> GIVEN PROBLEM
Could you repeat, exactly as they stand, the lines between the one with "Write the matplotlib code for this chart." and the one with "from matplotlib.lines import Line2D", inclusive, minus the pictures?

Records contained in a dataset:
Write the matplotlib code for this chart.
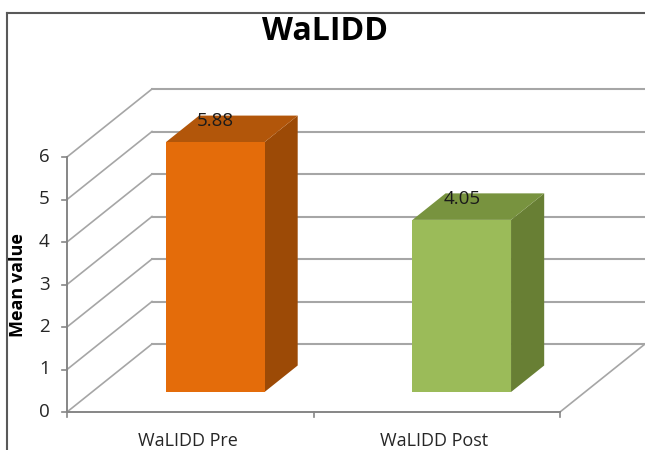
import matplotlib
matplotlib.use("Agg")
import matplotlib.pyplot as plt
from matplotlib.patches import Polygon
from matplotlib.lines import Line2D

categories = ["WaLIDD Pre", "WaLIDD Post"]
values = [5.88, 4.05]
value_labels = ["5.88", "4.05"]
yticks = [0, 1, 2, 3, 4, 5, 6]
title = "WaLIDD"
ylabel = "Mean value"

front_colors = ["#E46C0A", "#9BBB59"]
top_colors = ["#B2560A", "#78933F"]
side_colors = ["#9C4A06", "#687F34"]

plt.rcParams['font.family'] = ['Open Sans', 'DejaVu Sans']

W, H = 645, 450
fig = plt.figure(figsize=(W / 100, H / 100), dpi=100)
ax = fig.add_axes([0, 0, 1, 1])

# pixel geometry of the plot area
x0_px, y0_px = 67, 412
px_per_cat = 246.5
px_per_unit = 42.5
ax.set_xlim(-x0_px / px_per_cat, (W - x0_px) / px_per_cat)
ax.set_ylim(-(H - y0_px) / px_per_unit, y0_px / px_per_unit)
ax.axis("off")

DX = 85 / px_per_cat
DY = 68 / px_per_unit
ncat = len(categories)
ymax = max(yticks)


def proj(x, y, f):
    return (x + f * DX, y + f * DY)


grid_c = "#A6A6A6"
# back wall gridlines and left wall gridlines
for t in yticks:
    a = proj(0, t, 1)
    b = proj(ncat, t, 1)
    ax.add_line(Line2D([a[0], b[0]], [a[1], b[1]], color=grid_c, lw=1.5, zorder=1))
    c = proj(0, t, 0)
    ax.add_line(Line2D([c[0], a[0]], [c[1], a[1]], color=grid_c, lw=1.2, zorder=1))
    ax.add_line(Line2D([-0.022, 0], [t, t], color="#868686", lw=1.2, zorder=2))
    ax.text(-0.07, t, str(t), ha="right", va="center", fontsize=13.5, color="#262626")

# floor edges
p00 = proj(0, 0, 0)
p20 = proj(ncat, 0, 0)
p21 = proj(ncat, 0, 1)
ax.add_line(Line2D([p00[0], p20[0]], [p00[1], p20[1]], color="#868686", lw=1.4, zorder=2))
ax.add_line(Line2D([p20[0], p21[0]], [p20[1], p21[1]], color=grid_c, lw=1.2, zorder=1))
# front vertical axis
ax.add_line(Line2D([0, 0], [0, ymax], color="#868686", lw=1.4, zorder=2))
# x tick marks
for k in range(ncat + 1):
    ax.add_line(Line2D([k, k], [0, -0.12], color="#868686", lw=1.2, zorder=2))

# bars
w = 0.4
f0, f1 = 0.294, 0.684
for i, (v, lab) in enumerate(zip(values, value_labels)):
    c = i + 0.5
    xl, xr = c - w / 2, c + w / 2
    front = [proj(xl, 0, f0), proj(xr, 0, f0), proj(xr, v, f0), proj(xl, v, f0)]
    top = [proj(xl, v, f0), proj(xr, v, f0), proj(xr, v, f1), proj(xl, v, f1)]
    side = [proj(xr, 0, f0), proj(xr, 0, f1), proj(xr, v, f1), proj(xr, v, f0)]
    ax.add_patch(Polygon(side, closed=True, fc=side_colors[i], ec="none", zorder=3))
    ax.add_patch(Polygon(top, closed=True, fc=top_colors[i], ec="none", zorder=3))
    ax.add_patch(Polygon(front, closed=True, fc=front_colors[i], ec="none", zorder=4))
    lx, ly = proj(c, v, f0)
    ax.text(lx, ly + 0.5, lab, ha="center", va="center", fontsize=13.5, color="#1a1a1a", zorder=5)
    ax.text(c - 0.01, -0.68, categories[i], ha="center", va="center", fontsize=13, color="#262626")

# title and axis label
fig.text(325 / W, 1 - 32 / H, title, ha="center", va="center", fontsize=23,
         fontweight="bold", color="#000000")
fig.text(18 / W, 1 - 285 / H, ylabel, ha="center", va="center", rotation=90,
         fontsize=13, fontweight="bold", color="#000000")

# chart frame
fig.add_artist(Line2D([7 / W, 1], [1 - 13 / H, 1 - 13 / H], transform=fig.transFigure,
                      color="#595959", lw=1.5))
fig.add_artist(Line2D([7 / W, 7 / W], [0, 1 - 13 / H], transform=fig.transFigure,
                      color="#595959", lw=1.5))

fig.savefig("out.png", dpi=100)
--
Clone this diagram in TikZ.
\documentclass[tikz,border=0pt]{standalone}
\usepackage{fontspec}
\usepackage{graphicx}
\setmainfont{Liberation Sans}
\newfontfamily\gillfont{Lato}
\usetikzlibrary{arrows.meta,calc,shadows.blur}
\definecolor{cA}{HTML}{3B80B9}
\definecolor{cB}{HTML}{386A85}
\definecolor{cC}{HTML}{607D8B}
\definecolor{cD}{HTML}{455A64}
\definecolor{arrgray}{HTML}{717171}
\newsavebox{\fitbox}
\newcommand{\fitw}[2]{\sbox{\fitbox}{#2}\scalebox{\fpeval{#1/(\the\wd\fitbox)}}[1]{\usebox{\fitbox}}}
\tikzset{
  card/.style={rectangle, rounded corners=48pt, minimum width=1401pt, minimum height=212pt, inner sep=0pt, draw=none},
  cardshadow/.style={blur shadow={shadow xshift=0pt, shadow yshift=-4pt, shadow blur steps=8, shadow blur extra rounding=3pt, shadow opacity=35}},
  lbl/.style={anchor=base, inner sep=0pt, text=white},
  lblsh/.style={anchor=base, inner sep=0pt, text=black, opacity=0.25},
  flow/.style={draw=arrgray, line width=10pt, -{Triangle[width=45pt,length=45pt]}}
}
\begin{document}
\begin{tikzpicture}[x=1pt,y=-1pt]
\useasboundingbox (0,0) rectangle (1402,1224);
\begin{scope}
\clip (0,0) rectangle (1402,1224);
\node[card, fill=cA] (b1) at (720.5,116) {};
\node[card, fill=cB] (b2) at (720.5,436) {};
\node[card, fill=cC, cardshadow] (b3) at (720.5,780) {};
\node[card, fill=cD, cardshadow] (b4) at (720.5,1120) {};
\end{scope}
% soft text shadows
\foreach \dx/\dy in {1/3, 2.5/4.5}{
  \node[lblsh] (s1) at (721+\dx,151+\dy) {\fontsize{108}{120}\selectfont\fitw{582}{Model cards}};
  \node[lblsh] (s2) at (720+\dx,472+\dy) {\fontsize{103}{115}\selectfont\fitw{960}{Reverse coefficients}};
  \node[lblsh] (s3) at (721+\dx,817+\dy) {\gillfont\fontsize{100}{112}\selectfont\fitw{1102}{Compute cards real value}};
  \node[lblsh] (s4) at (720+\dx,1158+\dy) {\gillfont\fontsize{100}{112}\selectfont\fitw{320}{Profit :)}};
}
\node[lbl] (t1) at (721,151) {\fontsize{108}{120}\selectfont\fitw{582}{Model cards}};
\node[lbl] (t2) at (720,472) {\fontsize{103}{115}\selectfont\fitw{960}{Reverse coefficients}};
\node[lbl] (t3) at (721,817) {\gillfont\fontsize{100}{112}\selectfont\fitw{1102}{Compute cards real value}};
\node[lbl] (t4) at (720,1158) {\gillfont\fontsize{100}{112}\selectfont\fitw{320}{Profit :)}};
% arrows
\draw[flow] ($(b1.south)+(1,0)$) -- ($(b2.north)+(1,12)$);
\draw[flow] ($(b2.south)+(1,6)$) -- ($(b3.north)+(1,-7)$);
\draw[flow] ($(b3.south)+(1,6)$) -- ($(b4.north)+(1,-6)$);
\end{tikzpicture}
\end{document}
...
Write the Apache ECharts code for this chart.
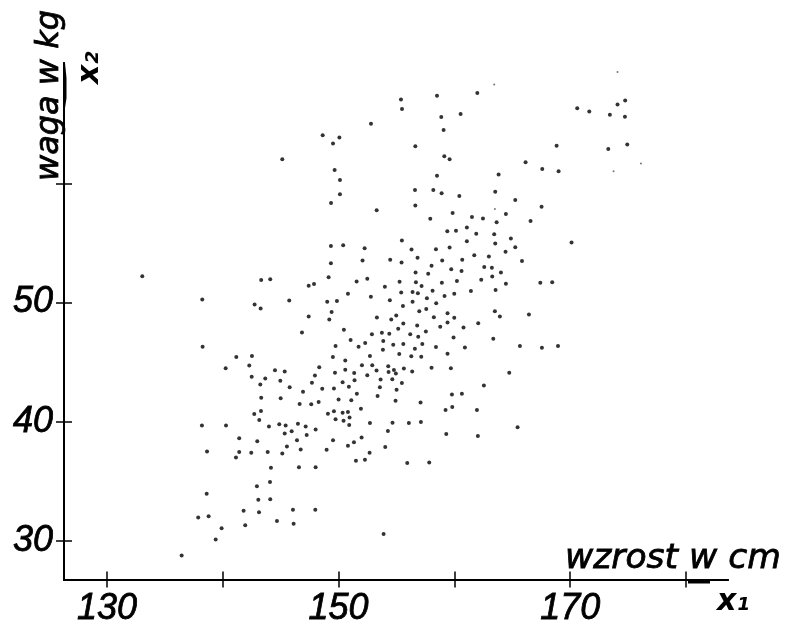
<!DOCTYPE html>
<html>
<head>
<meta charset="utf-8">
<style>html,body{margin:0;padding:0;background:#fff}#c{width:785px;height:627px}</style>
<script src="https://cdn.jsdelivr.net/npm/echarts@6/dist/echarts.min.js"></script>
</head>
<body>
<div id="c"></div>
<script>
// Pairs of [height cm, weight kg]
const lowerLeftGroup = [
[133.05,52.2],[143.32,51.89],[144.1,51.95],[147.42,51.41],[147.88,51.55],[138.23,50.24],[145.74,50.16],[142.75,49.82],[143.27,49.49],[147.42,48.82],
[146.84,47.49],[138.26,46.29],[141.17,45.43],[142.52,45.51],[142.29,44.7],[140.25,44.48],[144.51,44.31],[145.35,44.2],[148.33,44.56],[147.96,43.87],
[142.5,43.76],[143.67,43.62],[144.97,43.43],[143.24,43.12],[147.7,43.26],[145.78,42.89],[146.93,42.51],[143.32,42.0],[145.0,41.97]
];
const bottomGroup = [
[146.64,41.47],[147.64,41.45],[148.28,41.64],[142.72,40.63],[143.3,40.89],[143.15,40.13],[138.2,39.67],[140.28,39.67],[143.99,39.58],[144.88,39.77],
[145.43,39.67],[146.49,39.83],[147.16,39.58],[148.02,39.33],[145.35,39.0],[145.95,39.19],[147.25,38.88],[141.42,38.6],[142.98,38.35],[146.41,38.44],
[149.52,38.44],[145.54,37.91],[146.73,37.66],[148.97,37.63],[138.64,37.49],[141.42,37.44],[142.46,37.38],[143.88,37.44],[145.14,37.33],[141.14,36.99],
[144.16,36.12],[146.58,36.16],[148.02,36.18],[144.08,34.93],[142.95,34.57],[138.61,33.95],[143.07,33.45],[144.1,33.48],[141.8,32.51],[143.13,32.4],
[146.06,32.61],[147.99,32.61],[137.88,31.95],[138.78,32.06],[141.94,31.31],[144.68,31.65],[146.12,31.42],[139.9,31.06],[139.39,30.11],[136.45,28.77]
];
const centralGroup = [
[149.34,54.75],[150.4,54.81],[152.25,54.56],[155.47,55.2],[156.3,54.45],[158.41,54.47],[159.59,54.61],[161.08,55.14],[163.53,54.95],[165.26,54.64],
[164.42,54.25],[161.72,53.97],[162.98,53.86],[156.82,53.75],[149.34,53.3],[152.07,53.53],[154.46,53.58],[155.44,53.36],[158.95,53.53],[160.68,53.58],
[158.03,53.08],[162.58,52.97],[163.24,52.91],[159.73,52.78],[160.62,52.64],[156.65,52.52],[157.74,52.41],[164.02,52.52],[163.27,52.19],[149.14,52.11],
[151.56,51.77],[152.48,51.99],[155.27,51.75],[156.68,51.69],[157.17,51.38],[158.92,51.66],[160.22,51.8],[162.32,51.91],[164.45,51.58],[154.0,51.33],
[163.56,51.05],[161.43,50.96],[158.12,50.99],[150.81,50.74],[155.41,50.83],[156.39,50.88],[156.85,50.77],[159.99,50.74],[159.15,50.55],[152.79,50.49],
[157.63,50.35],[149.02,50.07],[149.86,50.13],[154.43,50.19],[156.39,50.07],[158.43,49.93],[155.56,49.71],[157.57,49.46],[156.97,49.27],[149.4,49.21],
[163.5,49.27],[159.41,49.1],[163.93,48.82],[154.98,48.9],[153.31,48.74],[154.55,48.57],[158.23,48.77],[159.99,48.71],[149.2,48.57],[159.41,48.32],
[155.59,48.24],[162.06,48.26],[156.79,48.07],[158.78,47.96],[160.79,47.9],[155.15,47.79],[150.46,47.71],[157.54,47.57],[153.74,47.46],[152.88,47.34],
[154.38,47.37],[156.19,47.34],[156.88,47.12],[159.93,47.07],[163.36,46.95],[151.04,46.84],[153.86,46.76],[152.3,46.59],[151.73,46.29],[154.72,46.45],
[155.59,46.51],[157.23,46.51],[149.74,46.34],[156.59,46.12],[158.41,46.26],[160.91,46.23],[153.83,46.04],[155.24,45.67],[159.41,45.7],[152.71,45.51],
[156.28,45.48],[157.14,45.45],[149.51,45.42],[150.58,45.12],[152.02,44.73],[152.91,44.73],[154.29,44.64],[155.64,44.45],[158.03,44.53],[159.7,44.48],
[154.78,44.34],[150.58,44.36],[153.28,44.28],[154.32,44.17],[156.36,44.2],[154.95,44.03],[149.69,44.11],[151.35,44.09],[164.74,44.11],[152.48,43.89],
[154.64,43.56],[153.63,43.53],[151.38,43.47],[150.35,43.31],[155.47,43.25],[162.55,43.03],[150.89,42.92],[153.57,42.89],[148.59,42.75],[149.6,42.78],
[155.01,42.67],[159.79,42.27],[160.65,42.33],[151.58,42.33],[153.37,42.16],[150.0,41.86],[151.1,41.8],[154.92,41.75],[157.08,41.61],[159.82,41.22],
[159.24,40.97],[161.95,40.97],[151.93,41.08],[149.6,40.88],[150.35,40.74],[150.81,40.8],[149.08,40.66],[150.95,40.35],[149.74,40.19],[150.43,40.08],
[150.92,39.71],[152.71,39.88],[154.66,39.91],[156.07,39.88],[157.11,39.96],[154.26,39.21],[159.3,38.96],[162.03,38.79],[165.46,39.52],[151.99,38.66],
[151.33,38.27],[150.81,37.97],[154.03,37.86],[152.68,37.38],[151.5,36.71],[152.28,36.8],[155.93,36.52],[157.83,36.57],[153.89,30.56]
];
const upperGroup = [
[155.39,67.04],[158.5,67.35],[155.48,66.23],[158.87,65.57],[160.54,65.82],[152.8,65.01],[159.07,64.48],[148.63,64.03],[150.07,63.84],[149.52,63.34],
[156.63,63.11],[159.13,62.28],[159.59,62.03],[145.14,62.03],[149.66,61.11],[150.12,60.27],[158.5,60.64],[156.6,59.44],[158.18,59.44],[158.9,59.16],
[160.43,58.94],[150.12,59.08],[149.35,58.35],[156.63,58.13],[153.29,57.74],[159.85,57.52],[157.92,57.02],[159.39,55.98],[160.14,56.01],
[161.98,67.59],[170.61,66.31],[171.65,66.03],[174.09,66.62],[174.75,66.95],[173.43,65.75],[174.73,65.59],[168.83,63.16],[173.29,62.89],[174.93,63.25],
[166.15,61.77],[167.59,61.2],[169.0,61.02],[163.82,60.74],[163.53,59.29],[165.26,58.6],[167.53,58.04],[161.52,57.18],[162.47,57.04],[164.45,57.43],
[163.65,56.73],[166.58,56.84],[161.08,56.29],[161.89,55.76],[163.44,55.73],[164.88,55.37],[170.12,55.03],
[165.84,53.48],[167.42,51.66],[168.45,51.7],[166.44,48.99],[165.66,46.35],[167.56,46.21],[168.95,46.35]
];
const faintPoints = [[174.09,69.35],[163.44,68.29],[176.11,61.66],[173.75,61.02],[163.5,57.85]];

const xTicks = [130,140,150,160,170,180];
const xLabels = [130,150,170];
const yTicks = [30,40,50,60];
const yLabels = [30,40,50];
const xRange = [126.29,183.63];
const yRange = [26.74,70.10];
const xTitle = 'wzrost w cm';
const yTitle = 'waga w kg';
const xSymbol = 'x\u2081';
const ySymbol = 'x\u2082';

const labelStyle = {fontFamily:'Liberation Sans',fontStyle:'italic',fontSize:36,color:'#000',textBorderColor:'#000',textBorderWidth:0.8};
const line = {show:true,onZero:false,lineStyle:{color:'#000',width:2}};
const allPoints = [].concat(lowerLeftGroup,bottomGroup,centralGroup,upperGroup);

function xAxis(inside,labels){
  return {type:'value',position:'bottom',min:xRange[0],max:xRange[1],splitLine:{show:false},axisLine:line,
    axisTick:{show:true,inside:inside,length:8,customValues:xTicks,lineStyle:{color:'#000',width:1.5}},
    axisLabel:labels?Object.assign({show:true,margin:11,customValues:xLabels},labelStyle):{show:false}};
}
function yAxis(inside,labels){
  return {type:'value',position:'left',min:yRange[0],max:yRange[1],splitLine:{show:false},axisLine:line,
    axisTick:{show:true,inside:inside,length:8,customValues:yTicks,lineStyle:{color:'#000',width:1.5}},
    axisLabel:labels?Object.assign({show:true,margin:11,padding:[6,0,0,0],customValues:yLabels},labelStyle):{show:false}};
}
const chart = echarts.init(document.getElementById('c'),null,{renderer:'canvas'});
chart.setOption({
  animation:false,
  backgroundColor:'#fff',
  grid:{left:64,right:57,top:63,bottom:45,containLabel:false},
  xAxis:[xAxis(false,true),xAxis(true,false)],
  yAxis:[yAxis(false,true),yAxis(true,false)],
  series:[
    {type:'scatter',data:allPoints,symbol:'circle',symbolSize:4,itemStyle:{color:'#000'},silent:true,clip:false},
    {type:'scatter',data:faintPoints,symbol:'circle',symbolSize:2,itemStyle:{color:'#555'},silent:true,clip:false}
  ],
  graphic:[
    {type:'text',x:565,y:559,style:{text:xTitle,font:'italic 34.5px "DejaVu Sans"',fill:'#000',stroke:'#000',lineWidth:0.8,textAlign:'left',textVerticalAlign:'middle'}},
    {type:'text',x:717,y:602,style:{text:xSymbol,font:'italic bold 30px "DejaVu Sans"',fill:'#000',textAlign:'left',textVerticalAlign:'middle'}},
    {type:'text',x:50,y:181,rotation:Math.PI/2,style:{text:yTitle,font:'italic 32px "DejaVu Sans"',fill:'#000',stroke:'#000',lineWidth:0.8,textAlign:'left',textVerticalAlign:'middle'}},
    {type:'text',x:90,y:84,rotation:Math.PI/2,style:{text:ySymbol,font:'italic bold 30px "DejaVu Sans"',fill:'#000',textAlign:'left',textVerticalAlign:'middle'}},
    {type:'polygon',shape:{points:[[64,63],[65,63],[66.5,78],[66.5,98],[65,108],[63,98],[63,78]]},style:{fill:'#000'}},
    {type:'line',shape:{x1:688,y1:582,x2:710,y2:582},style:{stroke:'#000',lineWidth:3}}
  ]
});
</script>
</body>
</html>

> FINISHED TASK
Write the matplotlib code for this chart.
import matplotlib
matplotlib.use("Agg")
import matplotlib.pyplot as plt
from matplotlib.patches import Polygon
from matplotlib.lines import Line2D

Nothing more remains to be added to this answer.